Identify every line containing the word "seaborn" and reproduce each one.

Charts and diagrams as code

§ §

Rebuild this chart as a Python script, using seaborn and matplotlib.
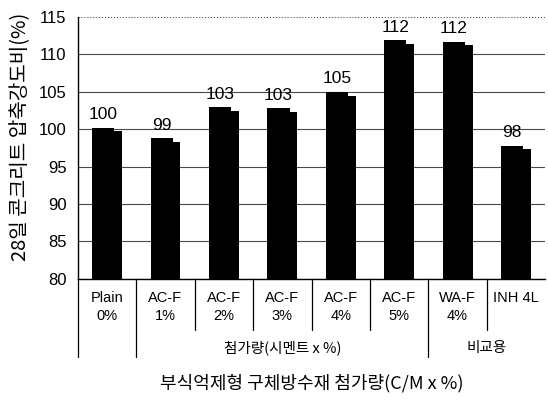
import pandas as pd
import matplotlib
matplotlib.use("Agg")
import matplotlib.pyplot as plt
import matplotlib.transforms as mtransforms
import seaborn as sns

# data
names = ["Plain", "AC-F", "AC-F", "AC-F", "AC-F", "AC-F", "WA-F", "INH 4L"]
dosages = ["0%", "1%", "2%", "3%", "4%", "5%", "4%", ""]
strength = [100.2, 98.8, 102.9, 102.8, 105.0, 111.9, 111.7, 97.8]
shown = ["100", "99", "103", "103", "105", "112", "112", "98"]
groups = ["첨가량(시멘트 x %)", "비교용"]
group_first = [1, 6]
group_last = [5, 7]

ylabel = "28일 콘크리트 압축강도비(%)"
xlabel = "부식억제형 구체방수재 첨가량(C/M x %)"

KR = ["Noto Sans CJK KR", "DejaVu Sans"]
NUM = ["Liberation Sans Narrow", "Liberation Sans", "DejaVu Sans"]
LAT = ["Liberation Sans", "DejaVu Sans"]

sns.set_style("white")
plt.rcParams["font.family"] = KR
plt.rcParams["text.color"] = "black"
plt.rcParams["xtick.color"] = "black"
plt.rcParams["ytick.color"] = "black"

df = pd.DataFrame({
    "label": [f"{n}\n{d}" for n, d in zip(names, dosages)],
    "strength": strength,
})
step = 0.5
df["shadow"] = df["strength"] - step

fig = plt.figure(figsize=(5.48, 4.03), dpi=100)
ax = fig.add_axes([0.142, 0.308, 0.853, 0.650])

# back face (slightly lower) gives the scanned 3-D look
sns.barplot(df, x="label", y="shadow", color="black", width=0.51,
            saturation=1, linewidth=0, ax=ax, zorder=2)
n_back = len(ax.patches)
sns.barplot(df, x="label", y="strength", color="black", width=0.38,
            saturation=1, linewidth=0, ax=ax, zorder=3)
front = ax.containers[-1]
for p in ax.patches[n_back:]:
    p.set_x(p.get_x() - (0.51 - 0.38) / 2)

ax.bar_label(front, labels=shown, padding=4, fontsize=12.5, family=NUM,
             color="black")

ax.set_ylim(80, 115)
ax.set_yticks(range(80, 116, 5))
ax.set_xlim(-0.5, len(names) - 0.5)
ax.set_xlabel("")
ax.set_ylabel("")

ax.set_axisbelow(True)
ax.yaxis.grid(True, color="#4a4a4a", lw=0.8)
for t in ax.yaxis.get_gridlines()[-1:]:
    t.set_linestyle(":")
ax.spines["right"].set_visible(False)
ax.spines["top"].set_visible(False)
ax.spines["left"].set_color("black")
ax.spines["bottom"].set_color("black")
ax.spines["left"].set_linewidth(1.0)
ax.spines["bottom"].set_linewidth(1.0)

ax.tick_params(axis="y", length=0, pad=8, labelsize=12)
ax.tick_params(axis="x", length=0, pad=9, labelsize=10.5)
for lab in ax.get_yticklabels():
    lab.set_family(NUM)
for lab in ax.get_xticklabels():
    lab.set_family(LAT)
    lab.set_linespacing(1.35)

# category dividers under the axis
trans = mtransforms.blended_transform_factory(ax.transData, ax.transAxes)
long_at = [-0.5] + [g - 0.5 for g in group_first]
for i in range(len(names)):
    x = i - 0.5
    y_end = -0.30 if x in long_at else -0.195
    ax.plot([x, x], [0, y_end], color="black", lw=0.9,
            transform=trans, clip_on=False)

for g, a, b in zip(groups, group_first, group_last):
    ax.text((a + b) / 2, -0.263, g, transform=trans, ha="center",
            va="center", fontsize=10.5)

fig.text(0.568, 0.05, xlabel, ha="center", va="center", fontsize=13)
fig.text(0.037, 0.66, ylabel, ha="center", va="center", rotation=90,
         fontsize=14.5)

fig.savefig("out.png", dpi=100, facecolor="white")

§ §

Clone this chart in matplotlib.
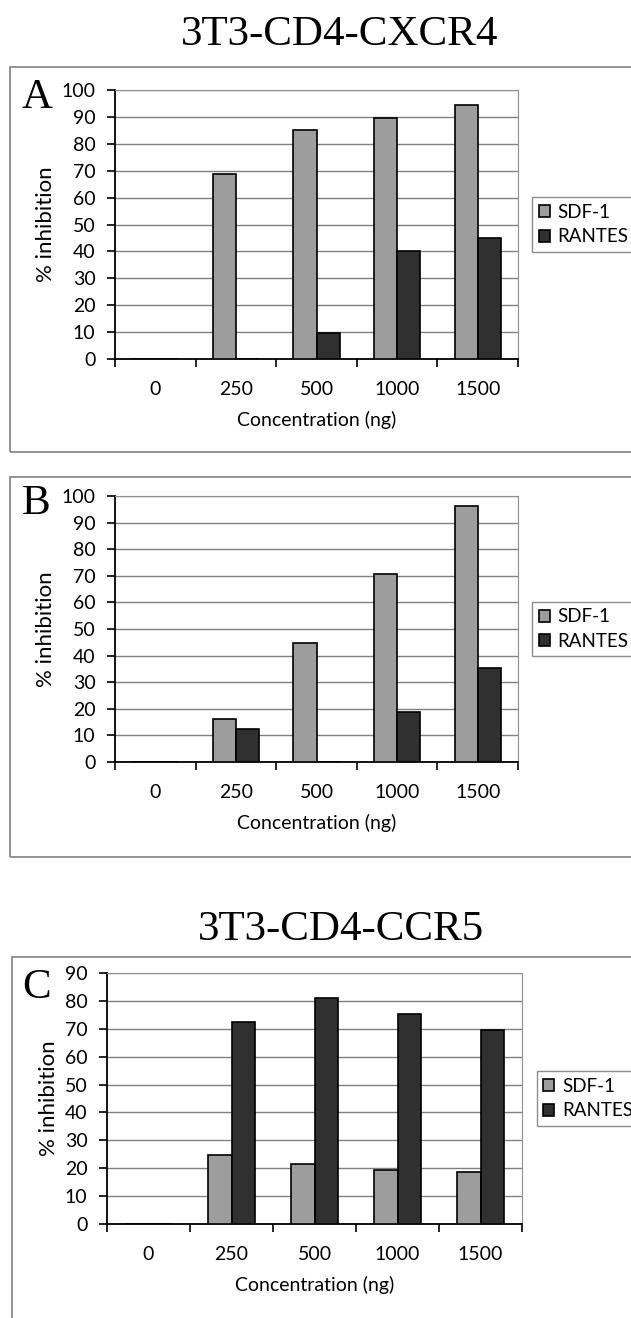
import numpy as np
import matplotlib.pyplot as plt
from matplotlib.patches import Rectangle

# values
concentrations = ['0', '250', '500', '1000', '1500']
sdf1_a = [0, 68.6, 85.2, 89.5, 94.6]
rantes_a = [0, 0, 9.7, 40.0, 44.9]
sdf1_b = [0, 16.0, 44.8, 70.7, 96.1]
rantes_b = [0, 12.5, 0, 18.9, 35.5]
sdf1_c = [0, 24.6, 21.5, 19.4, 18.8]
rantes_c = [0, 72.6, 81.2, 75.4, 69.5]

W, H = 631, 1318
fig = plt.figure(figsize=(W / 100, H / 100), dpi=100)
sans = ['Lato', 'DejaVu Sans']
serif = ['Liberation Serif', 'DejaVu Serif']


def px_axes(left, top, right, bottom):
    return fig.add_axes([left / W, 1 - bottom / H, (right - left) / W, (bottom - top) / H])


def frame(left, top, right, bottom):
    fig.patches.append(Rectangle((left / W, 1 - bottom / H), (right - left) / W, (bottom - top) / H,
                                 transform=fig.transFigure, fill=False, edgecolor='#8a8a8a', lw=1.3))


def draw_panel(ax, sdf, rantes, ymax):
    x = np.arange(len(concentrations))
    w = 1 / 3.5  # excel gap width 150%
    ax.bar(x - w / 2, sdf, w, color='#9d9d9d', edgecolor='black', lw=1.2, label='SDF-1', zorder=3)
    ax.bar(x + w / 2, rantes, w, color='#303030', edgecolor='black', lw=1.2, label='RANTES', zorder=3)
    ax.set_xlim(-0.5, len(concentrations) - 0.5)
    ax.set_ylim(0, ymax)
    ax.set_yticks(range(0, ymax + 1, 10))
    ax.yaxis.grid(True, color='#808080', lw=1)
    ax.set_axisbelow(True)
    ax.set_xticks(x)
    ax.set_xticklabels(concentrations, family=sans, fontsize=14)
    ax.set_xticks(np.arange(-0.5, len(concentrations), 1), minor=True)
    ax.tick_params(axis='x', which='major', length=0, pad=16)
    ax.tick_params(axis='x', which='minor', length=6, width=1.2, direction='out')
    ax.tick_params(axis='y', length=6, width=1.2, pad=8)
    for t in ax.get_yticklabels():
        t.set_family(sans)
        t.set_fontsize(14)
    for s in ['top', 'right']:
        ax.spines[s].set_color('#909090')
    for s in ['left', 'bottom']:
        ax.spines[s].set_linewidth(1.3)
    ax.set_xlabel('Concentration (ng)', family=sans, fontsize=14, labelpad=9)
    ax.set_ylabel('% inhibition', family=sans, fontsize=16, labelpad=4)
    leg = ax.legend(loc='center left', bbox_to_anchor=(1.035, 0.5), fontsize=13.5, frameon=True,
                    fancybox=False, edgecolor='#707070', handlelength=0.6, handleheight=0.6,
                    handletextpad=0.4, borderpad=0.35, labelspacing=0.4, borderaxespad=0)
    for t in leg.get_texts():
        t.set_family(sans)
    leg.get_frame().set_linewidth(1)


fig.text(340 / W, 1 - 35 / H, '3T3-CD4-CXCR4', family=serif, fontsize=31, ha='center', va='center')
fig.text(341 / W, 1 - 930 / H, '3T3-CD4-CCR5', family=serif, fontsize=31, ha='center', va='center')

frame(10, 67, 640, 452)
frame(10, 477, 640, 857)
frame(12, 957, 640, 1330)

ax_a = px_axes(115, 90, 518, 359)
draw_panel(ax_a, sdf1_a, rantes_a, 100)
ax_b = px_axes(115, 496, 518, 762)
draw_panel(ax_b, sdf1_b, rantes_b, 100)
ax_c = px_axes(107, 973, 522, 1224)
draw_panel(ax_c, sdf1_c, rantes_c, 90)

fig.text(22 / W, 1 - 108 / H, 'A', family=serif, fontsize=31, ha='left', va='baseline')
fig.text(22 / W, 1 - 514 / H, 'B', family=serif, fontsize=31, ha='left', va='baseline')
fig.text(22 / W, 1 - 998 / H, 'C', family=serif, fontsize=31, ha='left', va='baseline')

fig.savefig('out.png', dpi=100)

§ §

**OUTPUT OF THE TASK**
Rebuild this chart as a Python script, using seaborn and matplotlib.
import seaborn as sns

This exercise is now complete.